Attraverso l’atto sessuale Rebecca vorrebbe non soltanto ricostruire lo sguardo che l’uomo pone su di lei ma anche dominarlo e tuttavia è indubbio che la donna stia tentando di riprendere il controllo di un’entità ormai in pezzi, inerte, eco frammentaria che si ritrova quando i detective interrogano Rebecca sui dettagli pruriginosi della sua sessualità, o vuota immagine televisiva incapsulata nello schermo che manda in loop il nastro registrato dell’ultimo rapporto sessuale della donna. La destrutturazione della pulsione scopica è solo il preambolo della completa messa in scacco del rapporto di dominanza di Rebecca su Frank. La donna è infatti sottomessa all’uomo in tribunale e solo apparentemente dominatrice a letto, dato che il sesso per lei è più simile a una farsa che a un vero atto di dominazione. Ciò che rimane della femme fatale originaria non è dunque altro che un detrito riconfigurato dal postmoderno: il filmico rilegge Rebecca attraverso un filtro retrò e le poche concessioni alle convenzioni del genere sono schegge che attraversano rapide lo sguardo dello spettatore. La protagonista incarna i tratti della dark lady solo nell’ultimo atto ma il personaggio annaspa evidentemente nell’archetipo. In fondo è tutta una recita, la riemersione di un altro elemento di risulta destinato a cadere nell’oblio da cui è venuto. Non stupisce, in fondo, che il punto d’arrivo di questo tour de force sia quel “I fuck” che la donna pronuncia quando Frank scopre il suo vero piano, un’affermazione programmatica che svela quanto la femme fatale sia ormai ridotta a mero oggetto/funzione.
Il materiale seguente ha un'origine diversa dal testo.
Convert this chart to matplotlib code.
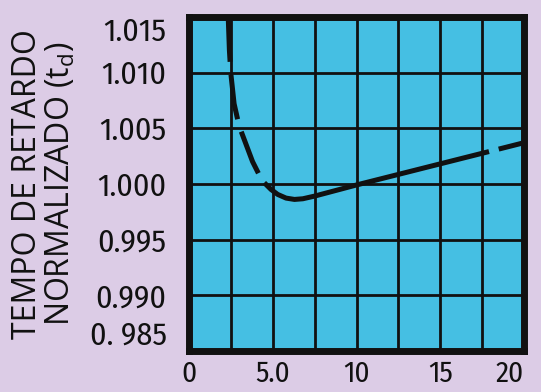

Tra le sue derive kitsch, Body of Evidence ha il coraggio di osservare ciò che rimane di un archetipo con particolare lungimiranza. Uli Edel usa i mezzi del nascente cinema postmoderno con spudoratezza, rendendo l’atto del prelievo parte di un ragionamento più ampio e anticipando in questo il cinema teorico dei pieni anni ’90 di De Palma e Bigelow. Body of Evidence studia ciò che è stato ma ha il coraggio di ipotizzare la strada per ricostruire quel modello. Emblematico che la storia di Rebecca termini con la sua caduta in mare, in un tuffo che la uccide ma che al contempo pare purificarne i tratti essenziali per mutarli, un anno dopo, in quelli di Catherine Tramell.